Friday, July 08, 2005

News: Mexico footprints could be a giant archaeological step

Mexico footprints could be a giant archaeological step
By Dan Vergano, USA TODAY
Archaeologists expressed caution Wednesday about the reported discovery of 40,000-year-old human footprints in central Mexico. If the age of the footprints is verified by scientists outside the discovery team, the find would be a scientific blockbuster, rewriting the story of human migration into the New World.
This footprint, claimed to be 40,000-years old, was found near to the city of Puebla.
Bournemouth University via AP

An international team of archaeologists, led by Silvia Gonzalez of the United Kingdom's Liverpool John Moores University, this week announced the discovery of about 160 ancient human footprints in the floor of an abandoned quarry near the city of Puebla.

The results of five analytical dating techniques indicate the prints are more than 40,000 years old, the team says. A few other archaeological sites have shown that people moved into the New World more than 12,500 years ago. But the footprint dates suggest such a migration occurred far earlier.

"We think there were several migration waves into the Americas at different times by different human groups," Gonzalez says in a statement released by the university. Gonzalez says the find suggests Native Americans arrived in the region by boat rather than migrating on foot over a land bridge between Siberia and Alaska during the waning days of a glacial period that lasted from 70,000 to 10,000 years ago.

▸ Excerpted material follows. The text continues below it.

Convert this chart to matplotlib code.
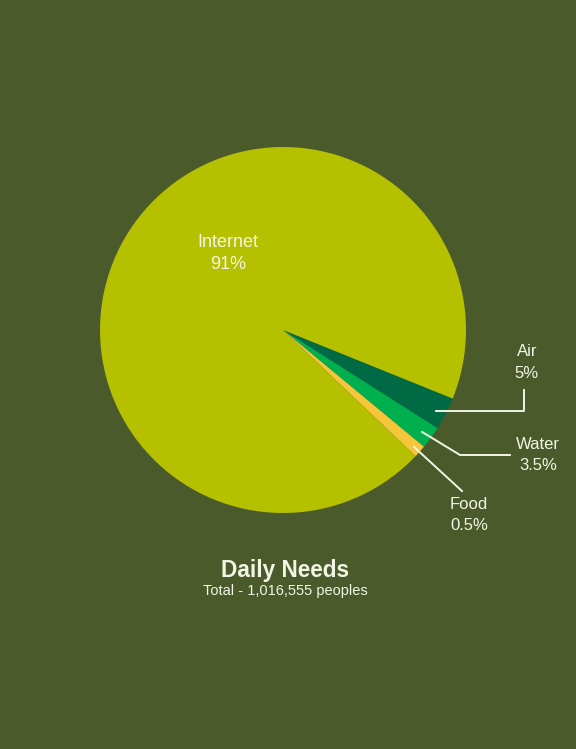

"It's big news if they can truly verify the dates," says archaeologist Daniel Rogers of the Smithsonian's National Museum of Natural History in Washington, D.C. "But the bottom line is this is still a remarkably early date, which is a source of additional caution."

At that time, exotic and huge animals dominated North America. Fearsome dire wolves, saber-tooth cats and the giant short-faced bear, which dwarfed grizzlies, preyed on mammoths, camels and sloths. The predators vanished at the end of the last Ice Age.

The researchers say the footprints are indisputably human, displaying arches, toe shapes and proportions right for people 4 feet to 6 feet tall. More than a third of the prints were made by children, they estimate.

But one archaeologist who has visited the Mexico site three times, Mike Waters of Texas A&M University in College Station, doubts the marks are truly footprints. "I think what we have here are quarry marks that have weathered into shapes that resemble footprints," he says. "On close inspection, most don't look that good."

Further, he says, some of the prints cross layers of ash from different ages, some of which he says are much older than 40,000 years. Waters is investigating a Native American artifact site at a reservoir near the quarry.

An additional reason for caution is that the footprint team's results have not been published in a peer-reviewed study, says archaeologist David Hurst Thomas of the American Museum of Natural History in New York. "That doesn't mean they are wrong, but science by press release won't convince anyone."

People using boats had migrated to Australia about 50,000 years ago, so similar travel to North America isn't impossible to imagine, he says.

The research team reports it has received a $372,000 grant to continue the search for more footprints buried deeper in the quarry rock. "I think that is the right approach," Waters says. "If they can find prints embedded deeper in the rock, in one layer, that would be more convincing."